Written exercise — Report the number of lines in the entries below that include the word "page", and nothing else.

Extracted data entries
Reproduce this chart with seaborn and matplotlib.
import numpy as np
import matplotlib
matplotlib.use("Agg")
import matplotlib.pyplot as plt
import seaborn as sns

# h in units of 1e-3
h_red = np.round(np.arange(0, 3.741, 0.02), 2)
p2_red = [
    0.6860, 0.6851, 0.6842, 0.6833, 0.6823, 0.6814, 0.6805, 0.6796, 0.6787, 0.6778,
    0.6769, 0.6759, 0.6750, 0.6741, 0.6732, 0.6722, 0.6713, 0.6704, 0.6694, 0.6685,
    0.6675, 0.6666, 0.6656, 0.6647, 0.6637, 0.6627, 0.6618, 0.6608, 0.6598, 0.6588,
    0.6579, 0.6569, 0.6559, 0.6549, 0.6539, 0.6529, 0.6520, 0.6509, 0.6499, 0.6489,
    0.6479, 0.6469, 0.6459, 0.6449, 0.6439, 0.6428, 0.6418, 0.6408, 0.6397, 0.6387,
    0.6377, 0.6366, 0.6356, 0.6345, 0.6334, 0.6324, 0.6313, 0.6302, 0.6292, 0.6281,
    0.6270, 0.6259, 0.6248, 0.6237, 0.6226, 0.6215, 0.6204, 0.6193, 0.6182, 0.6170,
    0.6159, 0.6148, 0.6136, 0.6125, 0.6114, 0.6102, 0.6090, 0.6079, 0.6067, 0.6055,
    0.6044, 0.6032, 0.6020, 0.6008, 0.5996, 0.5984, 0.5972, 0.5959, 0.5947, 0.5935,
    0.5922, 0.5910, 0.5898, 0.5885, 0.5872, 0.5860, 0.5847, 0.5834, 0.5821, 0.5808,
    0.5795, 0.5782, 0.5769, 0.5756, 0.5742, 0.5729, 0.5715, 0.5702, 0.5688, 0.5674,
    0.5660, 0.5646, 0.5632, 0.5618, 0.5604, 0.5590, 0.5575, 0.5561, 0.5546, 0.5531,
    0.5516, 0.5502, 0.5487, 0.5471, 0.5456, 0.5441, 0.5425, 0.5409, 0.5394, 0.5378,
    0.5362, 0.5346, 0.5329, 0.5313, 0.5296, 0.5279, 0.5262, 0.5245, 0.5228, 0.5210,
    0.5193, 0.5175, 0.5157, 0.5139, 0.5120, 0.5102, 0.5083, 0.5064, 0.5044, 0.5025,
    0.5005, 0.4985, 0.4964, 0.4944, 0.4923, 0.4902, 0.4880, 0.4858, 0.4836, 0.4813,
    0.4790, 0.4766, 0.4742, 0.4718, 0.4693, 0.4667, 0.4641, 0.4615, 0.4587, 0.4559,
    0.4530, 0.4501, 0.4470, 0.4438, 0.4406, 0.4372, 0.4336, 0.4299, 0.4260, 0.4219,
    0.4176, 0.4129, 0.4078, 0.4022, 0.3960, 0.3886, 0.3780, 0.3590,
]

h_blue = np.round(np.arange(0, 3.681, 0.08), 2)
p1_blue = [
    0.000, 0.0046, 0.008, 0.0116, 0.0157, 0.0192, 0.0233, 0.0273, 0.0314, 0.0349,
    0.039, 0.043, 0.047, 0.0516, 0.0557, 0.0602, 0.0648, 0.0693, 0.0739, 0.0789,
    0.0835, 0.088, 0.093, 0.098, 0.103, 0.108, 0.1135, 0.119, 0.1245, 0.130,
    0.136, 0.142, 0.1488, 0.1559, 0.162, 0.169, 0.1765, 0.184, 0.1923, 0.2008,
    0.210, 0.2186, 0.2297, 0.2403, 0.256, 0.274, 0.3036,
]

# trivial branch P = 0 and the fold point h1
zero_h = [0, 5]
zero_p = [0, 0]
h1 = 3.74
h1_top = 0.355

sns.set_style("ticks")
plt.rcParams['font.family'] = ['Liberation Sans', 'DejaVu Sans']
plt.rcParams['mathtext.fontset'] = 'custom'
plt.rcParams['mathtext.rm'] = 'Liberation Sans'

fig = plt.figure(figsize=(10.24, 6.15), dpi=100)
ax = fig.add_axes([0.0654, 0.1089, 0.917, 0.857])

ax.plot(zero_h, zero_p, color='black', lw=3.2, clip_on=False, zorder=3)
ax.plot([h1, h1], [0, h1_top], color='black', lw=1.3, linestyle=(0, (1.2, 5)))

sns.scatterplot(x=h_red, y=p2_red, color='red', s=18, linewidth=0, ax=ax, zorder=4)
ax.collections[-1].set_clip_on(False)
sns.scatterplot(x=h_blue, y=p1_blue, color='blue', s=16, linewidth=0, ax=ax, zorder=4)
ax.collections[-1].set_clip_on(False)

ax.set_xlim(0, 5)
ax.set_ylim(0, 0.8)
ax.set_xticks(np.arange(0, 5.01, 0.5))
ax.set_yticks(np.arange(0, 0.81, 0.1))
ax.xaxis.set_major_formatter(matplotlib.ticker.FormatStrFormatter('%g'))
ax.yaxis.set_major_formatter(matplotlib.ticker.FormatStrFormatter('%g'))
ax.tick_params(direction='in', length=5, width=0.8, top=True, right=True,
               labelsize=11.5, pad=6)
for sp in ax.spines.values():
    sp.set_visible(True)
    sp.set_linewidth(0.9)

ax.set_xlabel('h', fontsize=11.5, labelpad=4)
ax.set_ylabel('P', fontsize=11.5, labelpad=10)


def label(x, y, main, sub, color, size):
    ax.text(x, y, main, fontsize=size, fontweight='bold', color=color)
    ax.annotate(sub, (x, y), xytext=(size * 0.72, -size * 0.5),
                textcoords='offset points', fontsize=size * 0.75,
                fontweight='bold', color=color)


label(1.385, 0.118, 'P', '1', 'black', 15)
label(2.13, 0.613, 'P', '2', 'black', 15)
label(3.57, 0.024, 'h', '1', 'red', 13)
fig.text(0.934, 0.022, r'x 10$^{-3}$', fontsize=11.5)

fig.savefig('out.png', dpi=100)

...

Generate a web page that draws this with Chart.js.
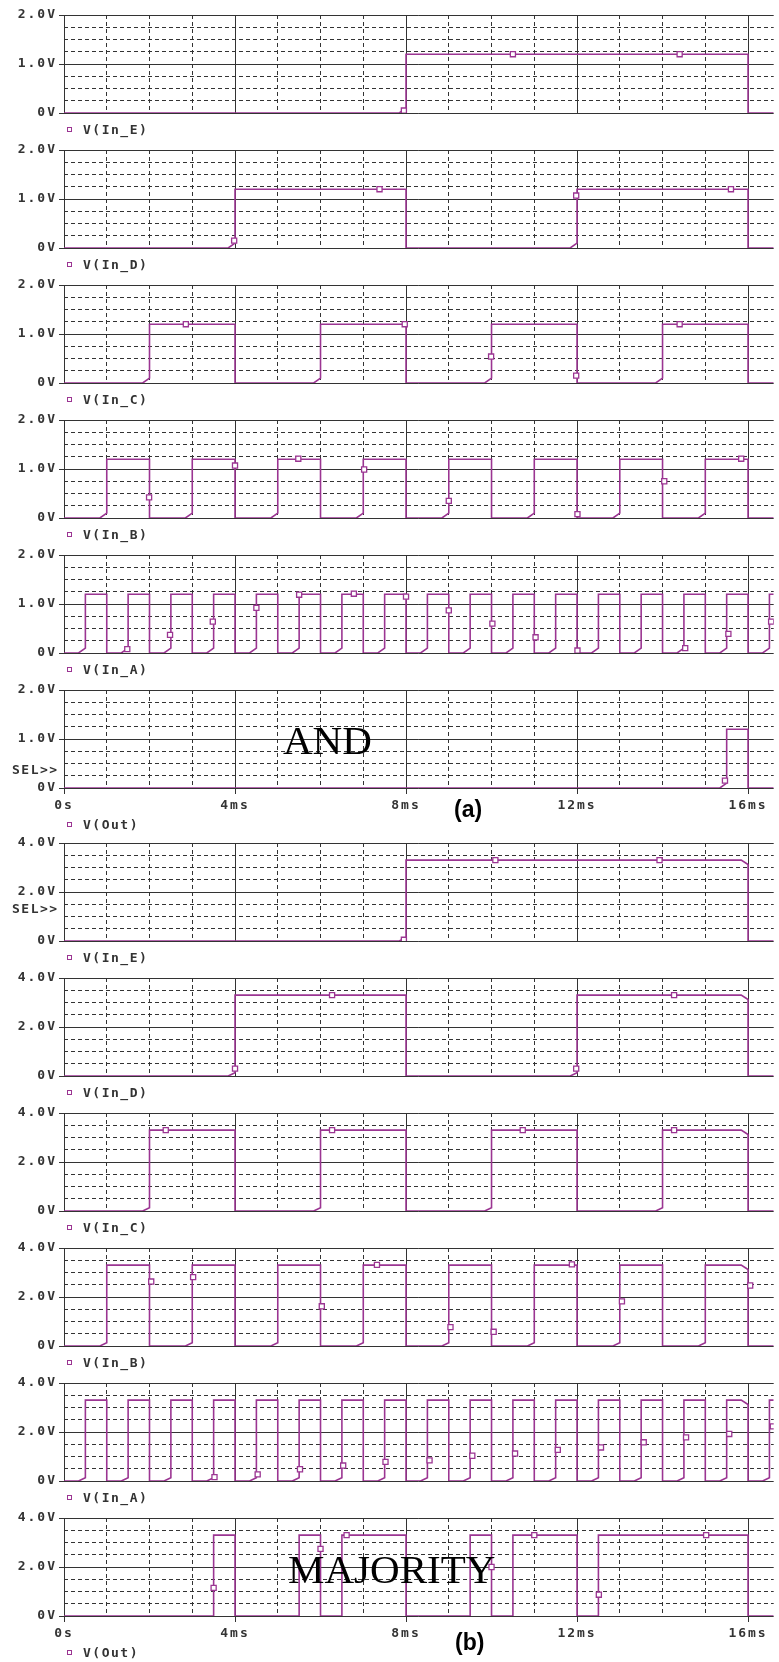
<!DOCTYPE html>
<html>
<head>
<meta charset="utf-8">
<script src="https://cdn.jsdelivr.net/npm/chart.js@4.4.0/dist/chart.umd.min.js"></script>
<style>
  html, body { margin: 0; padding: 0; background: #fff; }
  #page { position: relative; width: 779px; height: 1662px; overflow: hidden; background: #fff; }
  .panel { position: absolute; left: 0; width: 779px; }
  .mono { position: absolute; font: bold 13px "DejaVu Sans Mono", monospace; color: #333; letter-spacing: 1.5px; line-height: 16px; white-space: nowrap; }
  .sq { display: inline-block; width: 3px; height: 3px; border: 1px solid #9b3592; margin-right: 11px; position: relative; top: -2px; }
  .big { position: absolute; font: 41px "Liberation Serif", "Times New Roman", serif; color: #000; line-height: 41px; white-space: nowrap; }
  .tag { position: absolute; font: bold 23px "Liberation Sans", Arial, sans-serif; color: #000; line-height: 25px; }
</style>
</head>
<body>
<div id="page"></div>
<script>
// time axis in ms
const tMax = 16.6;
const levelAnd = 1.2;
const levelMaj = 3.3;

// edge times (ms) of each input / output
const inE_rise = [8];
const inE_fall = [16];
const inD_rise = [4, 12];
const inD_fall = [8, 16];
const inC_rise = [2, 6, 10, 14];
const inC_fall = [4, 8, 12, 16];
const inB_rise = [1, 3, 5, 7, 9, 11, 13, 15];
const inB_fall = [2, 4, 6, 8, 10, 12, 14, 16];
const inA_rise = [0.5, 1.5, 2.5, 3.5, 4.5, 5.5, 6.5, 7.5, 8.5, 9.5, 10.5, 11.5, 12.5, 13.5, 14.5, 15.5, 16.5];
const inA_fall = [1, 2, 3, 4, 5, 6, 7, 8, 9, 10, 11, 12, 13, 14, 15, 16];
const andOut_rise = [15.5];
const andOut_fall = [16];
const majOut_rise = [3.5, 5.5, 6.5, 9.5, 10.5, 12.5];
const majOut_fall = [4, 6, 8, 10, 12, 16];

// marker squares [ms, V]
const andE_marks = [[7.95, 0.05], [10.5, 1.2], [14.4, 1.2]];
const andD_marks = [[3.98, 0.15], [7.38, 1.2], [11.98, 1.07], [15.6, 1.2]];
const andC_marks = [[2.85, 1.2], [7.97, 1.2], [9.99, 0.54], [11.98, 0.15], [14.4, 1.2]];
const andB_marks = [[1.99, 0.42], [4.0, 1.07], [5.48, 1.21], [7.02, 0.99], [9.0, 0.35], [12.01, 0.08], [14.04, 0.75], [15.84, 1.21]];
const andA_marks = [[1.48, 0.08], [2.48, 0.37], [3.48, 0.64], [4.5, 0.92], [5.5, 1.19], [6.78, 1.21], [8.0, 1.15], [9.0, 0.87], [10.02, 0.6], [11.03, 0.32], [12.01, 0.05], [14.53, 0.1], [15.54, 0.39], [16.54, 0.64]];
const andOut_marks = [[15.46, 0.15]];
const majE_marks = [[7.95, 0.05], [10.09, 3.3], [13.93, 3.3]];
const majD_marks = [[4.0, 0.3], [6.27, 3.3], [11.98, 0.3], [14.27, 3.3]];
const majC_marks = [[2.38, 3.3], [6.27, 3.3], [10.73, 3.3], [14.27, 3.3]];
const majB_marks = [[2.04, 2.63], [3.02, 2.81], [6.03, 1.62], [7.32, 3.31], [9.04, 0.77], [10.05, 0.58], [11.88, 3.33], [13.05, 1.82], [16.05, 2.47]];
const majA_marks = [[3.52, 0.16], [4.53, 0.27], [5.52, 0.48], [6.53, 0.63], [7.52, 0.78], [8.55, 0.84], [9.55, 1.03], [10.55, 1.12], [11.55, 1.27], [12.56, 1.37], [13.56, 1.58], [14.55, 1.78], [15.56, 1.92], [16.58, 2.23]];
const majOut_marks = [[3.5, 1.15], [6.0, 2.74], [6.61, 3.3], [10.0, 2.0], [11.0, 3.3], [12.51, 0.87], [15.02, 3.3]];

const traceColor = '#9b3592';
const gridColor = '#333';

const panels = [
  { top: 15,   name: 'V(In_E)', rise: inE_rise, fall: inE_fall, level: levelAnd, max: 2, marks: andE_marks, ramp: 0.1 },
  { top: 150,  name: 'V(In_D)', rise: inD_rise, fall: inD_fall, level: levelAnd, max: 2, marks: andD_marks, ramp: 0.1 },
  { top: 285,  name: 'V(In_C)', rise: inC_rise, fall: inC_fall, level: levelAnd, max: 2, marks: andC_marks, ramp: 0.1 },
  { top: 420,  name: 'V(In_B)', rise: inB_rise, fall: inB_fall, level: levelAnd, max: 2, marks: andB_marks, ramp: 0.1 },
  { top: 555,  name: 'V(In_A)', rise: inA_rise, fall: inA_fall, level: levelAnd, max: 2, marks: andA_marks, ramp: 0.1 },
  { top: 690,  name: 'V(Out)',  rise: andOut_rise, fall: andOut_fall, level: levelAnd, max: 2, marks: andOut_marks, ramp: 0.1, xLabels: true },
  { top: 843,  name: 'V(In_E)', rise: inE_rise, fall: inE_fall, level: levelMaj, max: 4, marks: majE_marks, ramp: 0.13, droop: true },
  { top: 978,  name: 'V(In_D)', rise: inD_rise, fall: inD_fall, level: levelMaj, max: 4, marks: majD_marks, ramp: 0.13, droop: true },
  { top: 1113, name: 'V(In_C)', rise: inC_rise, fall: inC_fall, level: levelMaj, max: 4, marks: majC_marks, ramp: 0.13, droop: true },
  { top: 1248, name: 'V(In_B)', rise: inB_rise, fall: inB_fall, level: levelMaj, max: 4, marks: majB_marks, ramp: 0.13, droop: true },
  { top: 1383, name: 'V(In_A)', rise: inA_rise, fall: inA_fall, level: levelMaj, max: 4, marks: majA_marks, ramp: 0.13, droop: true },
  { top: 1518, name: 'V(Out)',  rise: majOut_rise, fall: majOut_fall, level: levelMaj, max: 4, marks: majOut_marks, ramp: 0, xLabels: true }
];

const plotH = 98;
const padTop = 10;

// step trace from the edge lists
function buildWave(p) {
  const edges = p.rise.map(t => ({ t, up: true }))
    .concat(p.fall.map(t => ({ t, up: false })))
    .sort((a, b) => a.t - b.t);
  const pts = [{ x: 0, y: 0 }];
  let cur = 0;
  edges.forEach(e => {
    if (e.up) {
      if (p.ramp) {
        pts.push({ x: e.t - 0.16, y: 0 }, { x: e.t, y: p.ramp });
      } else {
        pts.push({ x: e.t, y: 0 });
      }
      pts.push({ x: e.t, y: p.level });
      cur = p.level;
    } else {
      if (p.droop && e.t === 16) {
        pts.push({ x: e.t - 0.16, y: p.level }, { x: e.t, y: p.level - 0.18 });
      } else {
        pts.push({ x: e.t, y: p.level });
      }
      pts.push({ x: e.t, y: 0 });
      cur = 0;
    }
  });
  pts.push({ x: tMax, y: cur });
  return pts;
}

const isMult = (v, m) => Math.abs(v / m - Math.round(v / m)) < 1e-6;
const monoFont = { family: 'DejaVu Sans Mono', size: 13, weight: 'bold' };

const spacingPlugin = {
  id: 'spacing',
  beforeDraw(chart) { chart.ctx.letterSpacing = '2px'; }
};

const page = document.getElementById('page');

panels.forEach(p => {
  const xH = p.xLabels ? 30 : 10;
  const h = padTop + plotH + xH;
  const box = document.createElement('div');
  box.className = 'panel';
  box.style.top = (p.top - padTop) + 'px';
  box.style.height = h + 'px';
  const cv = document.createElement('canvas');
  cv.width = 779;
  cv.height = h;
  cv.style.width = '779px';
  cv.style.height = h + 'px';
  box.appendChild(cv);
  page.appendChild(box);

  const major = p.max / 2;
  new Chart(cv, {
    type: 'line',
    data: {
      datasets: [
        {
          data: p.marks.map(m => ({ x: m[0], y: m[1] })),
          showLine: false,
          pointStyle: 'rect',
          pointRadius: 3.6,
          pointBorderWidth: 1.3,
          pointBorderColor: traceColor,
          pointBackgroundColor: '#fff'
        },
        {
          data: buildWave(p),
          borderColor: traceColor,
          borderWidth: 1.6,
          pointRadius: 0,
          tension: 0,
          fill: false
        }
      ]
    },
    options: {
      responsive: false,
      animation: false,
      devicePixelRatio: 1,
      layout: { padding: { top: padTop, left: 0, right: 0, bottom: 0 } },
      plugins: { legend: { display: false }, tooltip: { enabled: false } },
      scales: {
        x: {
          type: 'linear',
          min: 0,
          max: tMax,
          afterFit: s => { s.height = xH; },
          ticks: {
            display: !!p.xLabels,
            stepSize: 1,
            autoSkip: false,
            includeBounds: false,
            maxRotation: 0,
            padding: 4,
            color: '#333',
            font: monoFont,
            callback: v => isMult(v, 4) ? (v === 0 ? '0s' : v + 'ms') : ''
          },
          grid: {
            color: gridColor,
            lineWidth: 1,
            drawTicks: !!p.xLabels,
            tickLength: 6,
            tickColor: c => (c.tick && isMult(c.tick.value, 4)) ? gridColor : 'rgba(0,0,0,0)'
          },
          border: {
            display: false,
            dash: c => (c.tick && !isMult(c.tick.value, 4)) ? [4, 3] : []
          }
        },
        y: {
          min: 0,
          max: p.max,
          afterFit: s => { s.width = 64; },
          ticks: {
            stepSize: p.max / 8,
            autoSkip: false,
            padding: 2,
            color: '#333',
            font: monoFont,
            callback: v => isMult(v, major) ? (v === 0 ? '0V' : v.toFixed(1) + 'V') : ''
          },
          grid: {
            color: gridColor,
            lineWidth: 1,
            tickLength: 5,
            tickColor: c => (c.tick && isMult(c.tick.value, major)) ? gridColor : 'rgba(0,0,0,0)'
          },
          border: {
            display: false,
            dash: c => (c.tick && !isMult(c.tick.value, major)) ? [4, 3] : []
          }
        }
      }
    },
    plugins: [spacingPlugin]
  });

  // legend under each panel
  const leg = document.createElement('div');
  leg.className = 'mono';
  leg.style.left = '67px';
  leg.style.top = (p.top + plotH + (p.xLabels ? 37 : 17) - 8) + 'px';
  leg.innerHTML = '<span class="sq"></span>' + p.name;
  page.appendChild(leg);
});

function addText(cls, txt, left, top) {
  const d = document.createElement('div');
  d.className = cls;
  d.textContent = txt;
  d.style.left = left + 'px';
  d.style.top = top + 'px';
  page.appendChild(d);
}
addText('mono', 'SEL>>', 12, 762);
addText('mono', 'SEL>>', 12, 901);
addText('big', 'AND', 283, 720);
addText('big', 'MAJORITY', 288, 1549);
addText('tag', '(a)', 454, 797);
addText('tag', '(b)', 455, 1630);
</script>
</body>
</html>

Response to this task — 7